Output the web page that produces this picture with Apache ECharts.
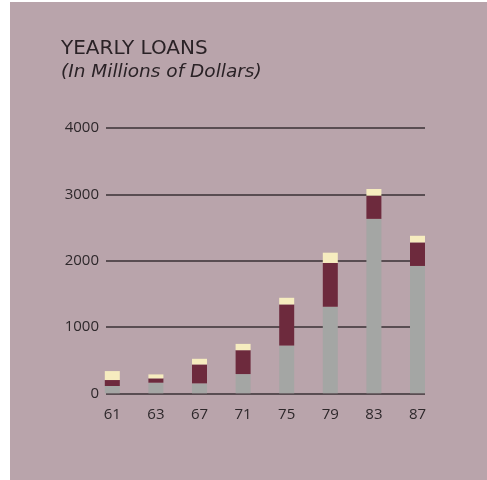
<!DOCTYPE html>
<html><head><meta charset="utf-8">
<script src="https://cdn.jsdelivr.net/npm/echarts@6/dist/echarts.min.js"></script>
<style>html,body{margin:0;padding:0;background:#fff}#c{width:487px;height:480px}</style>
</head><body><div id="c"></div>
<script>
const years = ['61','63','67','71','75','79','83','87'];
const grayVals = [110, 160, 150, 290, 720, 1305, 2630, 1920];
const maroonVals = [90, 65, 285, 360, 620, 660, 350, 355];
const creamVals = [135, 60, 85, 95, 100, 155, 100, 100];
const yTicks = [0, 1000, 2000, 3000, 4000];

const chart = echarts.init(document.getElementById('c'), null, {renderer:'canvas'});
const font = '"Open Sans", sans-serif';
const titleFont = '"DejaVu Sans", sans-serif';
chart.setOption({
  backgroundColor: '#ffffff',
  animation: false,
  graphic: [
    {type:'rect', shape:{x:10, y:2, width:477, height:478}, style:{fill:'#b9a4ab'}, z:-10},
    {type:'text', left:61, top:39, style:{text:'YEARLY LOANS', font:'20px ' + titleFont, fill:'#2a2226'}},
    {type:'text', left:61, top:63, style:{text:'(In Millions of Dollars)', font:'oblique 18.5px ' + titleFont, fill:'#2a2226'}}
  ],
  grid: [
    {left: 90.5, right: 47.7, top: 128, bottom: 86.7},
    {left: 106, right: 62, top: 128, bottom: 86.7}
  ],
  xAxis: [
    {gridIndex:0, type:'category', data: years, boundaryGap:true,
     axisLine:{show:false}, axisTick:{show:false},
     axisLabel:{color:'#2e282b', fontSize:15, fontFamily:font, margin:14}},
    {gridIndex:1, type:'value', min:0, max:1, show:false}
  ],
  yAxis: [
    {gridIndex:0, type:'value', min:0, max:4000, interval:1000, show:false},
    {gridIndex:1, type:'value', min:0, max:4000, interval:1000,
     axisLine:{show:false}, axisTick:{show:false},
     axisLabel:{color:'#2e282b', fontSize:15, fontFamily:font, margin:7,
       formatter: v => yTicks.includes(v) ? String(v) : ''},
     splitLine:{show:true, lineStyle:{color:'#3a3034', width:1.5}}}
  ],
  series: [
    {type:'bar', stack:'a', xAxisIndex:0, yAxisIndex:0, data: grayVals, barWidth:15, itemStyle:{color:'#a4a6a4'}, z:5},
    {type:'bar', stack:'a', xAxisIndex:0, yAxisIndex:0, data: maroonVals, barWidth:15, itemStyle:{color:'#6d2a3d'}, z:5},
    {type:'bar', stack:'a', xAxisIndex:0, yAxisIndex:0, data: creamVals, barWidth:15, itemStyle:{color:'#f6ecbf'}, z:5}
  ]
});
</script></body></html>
****************************************
* **To do**
Ignore the images and quote every line of the listing exactly.

* **Task answer**
Output the web page that produces this picture with Apache ECharts.
<!DOCTYPE html>
<html><head><meta charset="utf-8">
<script src="https://cdn.jsdelivr.net/npm/echarts@6/dist/echarts.min.js"></script>
<style>html,body{margin:0;padding:0;background:#fff}#c{width:487px;height:480px}</style>
</head><body><div id="c"></div>
<script>
const years = ['61','63','67','71','75','79','83','87'];
const grayVals = [110, 160, 150, 290, 720, 1305, 2630, 1920];
const maroonVals = [90, 65, 285, 360, 620, 660, 350, 355];
const creamVals = [135, 60, 85, 95, 100, 155, 100, 100];
const yTicks = [0, 1000, 2000, 3000, 4000];

const chart = echarts.init(document.getElementById('c'), null, {renderer:'canvas'});
const font = '"Open Sans", sans-serif';
const titleFont = '"DejaVu Sans", sans-serif';
chart.setOption({
  backgroundColor: '#ffffff',
  animation: false,
  graphic: [
    {type:'rect', shape:{x:10, y:2, width:477, height:478}, style:{fill:'#b9a4ab'}, z:-10},
    {type:'text', left:61, top:39, style:{text:'YEARLY LOANS', font:'20px ' + titleFont, fill:'#2a2226'}},
    {type:'text', left:61, top:63, style:{text:'(In Millions of Dollars)', font:'oblique 18.5px ' + titleFont, fill:'#2a2226'}}
  ],
  grid: [
    {left: 90.5, right: 47.7, top: 128, bottom: 86.7},
    {left: 106, right: 62, top: 128, bottom: 86.7}
  ],
  xAxis: [
    {gridIndex:0, type:'category', data: years, boundaryGap:true,
     axisLine:{show:false}, axisTick:{show:false},
     axisLabel:{color:'#2e282b', fontSize:15, fontFamily:font, margin:14}},
    {gridIndex:1, type:'value', min:0, max:1, show:false}
  ],
  yAxis: [
    {gridIndex:0, type:'value', min:0, max:4000, interval:1000, show:false},
    {gridIndex:1, type:'value', min:0, max:4000, interval:1000,
     axisLine:{show:false}, axisTick:{show:false},
     axisLabel:{color:'#2e282b', fontSize:15, fontFamily:font, margin:7,
       formatter: v => yTicks.includes(v) ? String(v) : ''},
     splitLine:{show:true, lineStyle:{color:'#3a3034', width:1.5}}}
  ],
  series: [
    {type:'bar', stack:'a', xAxisIndex:0, yAxisIndex:0, data: grayVals, barWidth:15, itemStyle:{color:'#a4a6a4'}, z:5},
    {type:'bar', stack:'a', xAxisIndex:0, yAxisIndex:0, data: maroonVals, barWidth:15, itemStyle:{color:'#6d2a3d'}, z:5},
    {type:'bar', stack:'a', xAxisIndex:0, yAxisIndex:0, data: creamVals, barWidth:15, itemStyle:{color:'#f6ecbf'}, z:5}
  ]
});
</script></body></html>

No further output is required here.